%%
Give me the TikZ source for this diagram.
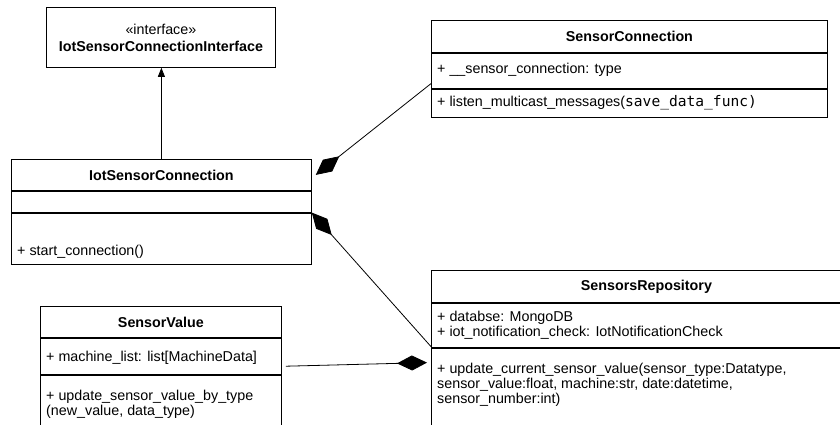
\documentclass[tikz,border=0pt]{standalone}
\usepackage{fontspec}
\setmainfont{Liberation Sans}
\setmonofont{DejaVu Sans Mono}[Scale=1.02]
\usetikzlibrary{arrows.meta,positioning}

\tikzset{
  cls/.style={draw, line width=0.8pt, inner sep=0pt, minimum width=#1, anchor=north west},
  head/.style={font=\bfseries},
  member/.style={anchor=north west, inner sep=0pt, align=left},
  compo/.style={line width=0.8pt, {Diamond[length=30pt,width=15pt]}-},
  realize/.style={line width=0.8pt, -{Triangle[length=9pt,width=7pt]}}
}

\begin{document}
\fontsize{14.3}{15}\selectfont
\begin{tikzpicture}[x=1pt, y=-1pt]
  \useasboundingbox (0,0) rectangle (840,424);
  \clip (0,0) rectangle (840,424);

  \node[cls=229pt, minimum height=60pt, align=center] (iface) at (46,7)
    {«interface»\\[2pt]\textbf{IotSensorConnectionInterface}};

  \node[cls=300pt, minimum height=31pt, head] (iothead) at (11,159) {IotSensorConnection};
  \node[cls=300pt, minimum height=21pt, below=0pt of iothead] (iotattr) {};
  \node[cls=300pt, minimum height=51pt, below=0pt of iotattr] (iotops) {};
  \node[member, below right=32pt and 6pt of iotops.north west] (iotop) {+ start\_connection()};

  \node[cls=396pt, minimum height=32pt, head] (sconnhead) at (431,20) {SensorConnection};
  \node[cls=396pt, minimum height=35pt, below=0pt of sconnhead] (sconnattr) {};
  \node[cls=396pt, minimum height=28pt, below=0pt of sconnattr] (sconnops) {};
  \node[member, below right=10pt and 6pt of sconnattr.north west] (sconnvar) {+ \_\_sensor\_connection: type};
  \node[member, below right=7pt and 6pt of sconnops.north west] (sconnop)
    {+ listen\_multicast\_messages(\texttt{save\_data\_func)}};

  \node[cls=430pt, minimum height=32pt, head] (srepohead) at (431,270) {SensorsRepository};
  \node[cls=430pt, minimum height=44pt, below=0pt of srepohead] (srepoattr) {};
  \node[cls=430pt, minimum height=100pt, below=0pt of srepoattr] (srepoops) {};
  \node[member, below right=8.5pt and 6pt of srepoattr.north west] (srepovar)
    {+ databse: MongoDB\\+ iot\_notification\_check: IotNotificationCheck};
  \node[member, below right=15.5pt and 6pt of srepoops.north west] (srepoop)
    {+ update\_current\_sensor\_value(sensor\_type:Datatype,\\sensor\_value:float, machine:str, date:datetime,\\sensor\_number:int)};

  \node[cls=241pt, minimum height=31pt, head] (svalhead) at (40,306) {SensorValue};
  \node[cls=241pt, minimum height=36pt, below=0pt of svalhead] (svalattr) {};
  \node[cls=241pt, minimum height=80pt, below=0pt of svalattr] (svalops) {};
  \node[member, below right=12.8pt and 6pt of svalattr.north west] (svalvar) {+ machine\_list: list[MachineData]};
  \node[member, below right=15pt and 6pt of svalops.north west] (svalop)
    {+ update\_sensor\_value\_by\_type\\(new\_value, data\_type)};

  \draw[realize] (iothead.north) -- (iothead.north |- iface.south);
  \draw[compo] ([xshift=4pt]iothead.east) -- ([yshift=5pt]sconnattr.south west);
  \draw[compo] (iotattr.south east) -- ([yshift=1pt]srepoattr.south west);
  \draw[compo] ([xshift=-4pt, yshift=-15pt]srepoops.north west) -- ([xshift=4pt, yshift=-10pt]svalattr.east);
\end{tikzpicture}
\end{document}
%%
Set down the complete material exactly, but do not include the images.

#### Complete answer:
Give me the TikZ source for this diagram.
\documentclass[tikz,border=0pt]{standalone}
\usepackage{fontspec}
\setmainfont{Liberation Sans}
\setmonofont{DejaVu Sans Mono}[Scale=1.02]
\usetikzlibrary{arrows.meta,positioning}

\tikzset{
  cls/.style={draw, line width=0.8pt, inner sep=0pt, minimum width=#1, anchor=north west},
  head/.style={font=\bfseries},
  member/.style={anchor=north west, inner sep=0pt, align=left},
  compo/.style={line width=0.8pt, {Diamond[length=30pt,width=15pt]}-},
  realize/.style={line width=0.8pt, -{Triangle[length=9pt,width=7pt]}}
}

\begin{document}
\fontsize{14.3}{15}\selectfont
\begin{tikzpicture}[x=1pt, y=-1pt]
  \useasboundingbox (0,0) rectangle (840,424);
  \clip (0,0) rectangle (840,424);

  \node[cls=229pt, minimum height=60pt, align=center] (iface) at (46,7)
    {«interface»\\[2pt]\textbf{IotSensorConnectionInterface}};

  \node[cls=300pt, minimum height=31pt, head] (iothead) at (11,159) {IotSensorConnection};
  \node[cls=300pt, minimum height=21pt, below=0pt of iothead] (iotattr) {};
  \node[cls=300pt, minimum height=51pt, below=0pt of iotattr] (iotops) {};
  \node[member, below right=32pt and 6pt of iotops.north west] (iotop) {+ start\_connection()};

  \node[cls=396pt, minimum height=32pt, head] (sconnhead) at (431,20) {SensorConnection};
  \node[cls=396pt, minimum height=35pt, below=0pt of sconnhead] (sconnattr) {};
  \node[cls=396pt, minimum height=28pt, below=0pt of sconnattr] (sconnops) {};
  \node[member, below right=10pt and 6pt of sconnattr.north west] (sconnvar) {+ \_\_sensor\_connection: type};
  \node[member, below right=7pt and 6pt of sconnops.north west] (sconnop)
    {+ listen\_multicast\_messages(\texttt{save\_data\_func)}};

  \node[cls=430pt, minimum height=32pt, head] (srepohead) at (431,270) {SensorsRepository};
  \node[cls=430pt, minimum height=44pt, below=0pt of srepohead] (srepoattr) {};
  \node[cls=430pt, minimum height=100pt, below=0pt of srepoattr] (srepoops) {};
  \node[member, below right=8.5pt and 6pt of srepoattr.north west] (srepovar)
    {+ databse: MongoDB\\+ iot\_notification\_check: IotNotificationCheck};
  \node[member, below right=15.5pt and 6pt of srepoops.north west] (srepoop)
    {+ update\_current\_sensor\_value(sensor\_type:Datatype,\\sensor\_value:float, machine:str, date:datetime,\\sensor\_number:int)};

  \node[cls=241pt, minimum height=31pt, head] (svalhead) at (40,306) {SensorValue};
  \node[cls=241pt, minimum height=36pt, below=0pt of svalhead] (svalattr) {};
  \node[cls=241pt, minimum height=80pt, below=0pt of svalattr] (svalops) {};
  \node[member, below right=12.8pt and 6pt of svalattr.north west] (svalvar) {+ machine\_list: list[MachineData]};
  \node[member, below right=15pt and 6pt of svalops.north west] (svalop)
    {+ update\_sensor\_value\_by\_type\\(new\_value, data\_type)};

  \draw[realize] (iothead.north) -- (iothead.north |- iface.south);
  \draw[compo] ([xshift=4pt]iothead.east) -- ([yshift=5pt]sconnattr.south west);
  \draw[compo] (iotattr.south east) -- ([yshift=1pt]srepoattr.south west);
  \draw[compo] ([xshift=-4pt, yshift=-15pt]srepoops.north west) -- ([xshift=4pt, yshift=-10pt]svalattr.east);
\end{tikzpicture}
\end{document}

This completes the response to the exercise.